Post-acute episode patients can expect to be seen at least weekly for four weeks, as their Adamts13 recovers to normal/your baseline these visits will be extended to monthly for about three months and then 6 monthly. However, this may differ, depending on how you are clinically and what your Adamts13 is e.g. if repeated normal ADAMTS13, you may have less initial visits. Similarly, those who look like they may need elective treatment could have some extra visits
What signs or symptoms should patients be on the lookout for?
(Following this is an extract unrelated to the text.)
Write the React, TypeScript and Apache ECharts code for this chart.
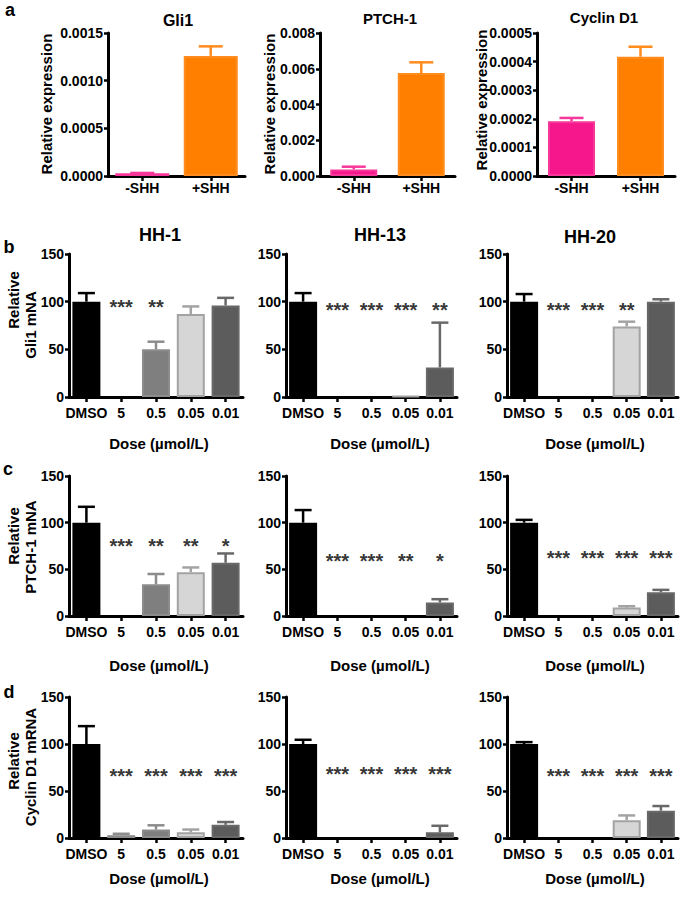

There are many signs/symptoms and the best thing to do if you are ever worried is to contact your nurse specialist. However look out for any sign of low platelets like bleeding, bruising, or petechial rash (the little red dots on your skin), or signs of anaemia such as fatigue. Unusual migraines or aura can also be an indication of low platelets, or any change in the colour of your urine. Essentially we have found that people know in themselves when they are not feeling right, and TTP can present in multiple ways, remembering how you were before your admission of acute TTP can be a good guide, however this does not mean you should ever ignore other symptoms and again if you are ever worried or unsure contact your team!
What should patients abstain from when in remission?
There is nothing specific patients should abstain from. They will need to be guided by how they are feeling but returning to normal life post treatment is the ultimate aim.
What nuggets of advice would you give to patients post episode?
It is very common to experience low mood/anxiety post an episode so remember you are not alone, and this is not something you need to deal with on your own. Speak to your doctors and nurses, there is psychological help available and many patients access these services either for a short time post episode or some find them helpful longer term. Accessing the patient support network can also be a great support.
Join in on groups/fundraising, having a rare illness can feel isolating so coming to patient days or the Bridgethon can help you feel part of a wider community of people who know what you’ve been through
Take things slowly and listen to how you are feeling but doing a little more each day to return to normalcy helps!